WHAT THE TASK ASKS: Output exactly, and only, the lines from the line containing "Reproduce this chart with Altair." through the line containing "import pandas as pd", both included.

RECORDED DATA:
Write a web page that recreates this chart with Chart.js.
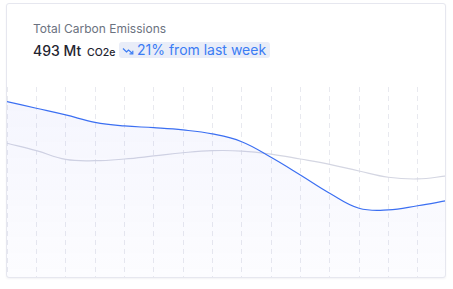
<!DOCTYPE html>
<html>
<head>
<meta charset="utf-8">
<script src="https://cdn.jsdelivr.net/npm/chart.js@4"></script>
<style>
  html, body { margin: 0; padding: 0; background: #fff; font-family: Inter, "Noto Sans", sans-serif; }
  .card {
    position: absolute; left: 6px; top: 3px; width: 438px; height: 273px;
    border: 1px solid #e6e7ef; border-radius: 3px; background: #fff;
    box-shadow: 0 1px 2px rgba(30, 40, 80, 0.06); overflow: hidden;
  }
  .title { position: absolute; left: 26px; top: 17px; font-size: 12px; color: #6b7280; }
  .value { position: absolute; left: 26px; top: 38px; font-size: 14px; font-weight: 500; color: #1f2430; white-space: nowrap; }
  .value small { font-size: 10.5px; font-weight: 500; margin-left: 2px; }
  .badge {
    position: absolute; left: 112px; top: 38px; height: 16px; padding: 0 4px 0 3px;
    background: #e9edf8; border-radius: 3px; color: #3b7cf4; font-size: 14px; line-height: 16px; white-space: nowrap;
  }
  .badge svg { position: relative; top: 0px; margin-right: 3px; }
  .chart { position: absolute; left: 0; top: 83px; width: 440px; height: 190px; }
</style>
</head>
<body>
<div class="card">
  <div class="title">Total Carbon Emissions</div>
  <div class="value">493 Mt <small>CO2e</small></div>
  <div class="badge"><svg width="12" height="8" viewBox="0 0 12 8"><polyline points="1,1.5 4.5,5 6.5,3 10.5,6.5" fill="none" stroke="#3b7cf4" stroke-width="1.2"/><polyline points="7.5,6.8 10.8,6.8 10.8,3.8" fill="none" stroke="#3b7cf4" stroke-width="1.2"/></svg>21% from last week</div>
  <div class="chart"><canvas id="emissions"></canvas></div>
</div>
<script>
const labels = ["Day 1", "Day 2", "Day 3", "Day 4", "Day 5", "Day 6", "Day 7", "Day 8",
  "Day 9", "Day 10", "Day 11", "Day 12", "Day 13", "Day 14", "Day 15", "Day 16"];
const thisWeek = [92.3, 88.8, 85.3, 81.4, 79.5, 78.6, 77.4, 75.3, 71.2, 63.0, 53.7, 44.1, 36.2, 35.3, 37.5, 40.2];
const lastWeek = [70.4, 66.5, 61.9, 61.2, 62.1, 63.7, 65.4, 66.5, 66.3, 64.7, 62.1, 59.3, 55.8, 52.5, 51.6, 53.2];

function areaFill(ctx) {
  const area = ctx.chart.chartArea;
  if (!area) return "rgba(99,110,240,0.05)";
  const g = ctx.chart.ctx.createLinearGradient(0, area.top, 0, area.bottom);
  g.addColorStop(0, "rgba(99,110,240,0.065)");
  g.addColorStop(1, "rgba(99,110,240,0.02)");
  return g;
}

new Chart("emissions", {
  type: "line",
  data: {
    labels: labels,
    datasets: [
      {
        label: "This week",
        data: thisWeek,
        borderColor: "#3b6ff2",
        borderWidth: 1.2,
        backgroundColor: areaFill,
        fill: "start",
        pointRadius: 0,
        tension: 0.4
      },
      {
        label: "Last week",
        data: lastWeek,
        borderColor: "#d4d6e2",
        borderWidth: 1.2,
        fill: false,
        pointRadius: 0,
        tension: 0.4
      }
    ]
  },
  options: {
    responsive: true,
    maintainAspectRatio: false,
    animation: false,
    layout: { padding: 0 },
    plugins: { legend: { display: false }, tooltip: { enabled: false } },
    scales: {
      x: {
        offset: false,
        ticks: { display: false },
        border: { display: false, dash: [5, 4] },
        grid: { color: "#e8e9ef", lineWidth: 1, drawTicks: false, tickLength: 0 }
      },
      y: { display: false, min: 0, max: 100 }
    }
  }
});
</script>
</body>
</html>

...

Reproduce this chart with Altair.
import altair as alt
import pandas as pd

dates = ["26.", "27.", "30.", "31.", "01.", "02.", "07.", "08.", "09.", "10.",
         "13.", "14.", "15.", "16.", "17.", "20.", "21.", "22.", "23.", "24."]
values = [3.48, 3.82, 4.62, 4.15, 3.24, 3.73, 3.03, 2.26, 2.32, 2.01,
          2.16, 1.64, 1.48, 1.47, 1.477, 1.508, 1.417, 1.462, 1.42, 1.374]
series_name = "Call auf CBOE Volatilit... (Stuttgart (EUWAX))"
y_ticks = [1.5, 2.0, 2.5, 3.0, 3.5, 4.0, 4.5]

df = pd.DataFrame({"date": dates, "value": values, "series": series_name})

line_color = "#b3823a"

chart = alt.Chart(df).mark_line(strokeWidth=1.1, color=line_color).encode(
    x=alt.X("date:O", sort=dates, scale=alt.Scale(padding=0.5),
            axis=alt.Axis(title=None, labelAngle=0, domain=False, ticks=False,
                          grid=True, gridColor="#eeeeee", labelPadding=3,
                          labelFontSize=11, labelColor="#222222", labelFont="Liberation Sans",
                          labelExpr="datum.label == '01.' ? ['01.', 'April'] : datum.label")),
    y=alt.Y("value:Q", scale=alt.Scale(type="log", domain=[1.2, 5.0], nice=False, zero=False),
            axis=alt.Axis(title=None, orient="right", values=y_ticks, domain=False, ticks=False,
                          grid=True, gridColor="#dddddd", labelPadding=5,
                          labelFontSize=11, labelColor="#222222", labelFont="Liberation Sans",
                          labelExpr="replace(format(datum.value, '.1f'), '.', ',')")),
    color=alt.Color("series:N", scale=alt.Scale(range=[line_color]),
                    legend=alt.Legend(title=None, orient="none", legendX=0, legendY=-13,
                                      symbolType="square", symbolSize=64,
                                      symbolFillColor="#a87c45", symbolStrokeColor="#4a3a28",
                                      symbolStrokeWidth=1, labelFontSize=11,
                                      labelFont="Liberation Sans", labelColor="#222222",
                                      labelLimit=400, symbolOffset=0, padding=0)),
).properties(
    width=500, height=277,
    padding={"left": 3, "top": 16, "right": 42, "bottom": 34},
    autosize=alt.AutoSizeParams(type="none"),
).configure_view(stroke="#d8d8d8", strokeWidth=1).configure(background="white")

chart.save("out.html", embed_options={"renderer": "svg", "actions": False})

IN RESPONSE:
Reproduce this chart with Altair.
import altair as alt
import pandas as pd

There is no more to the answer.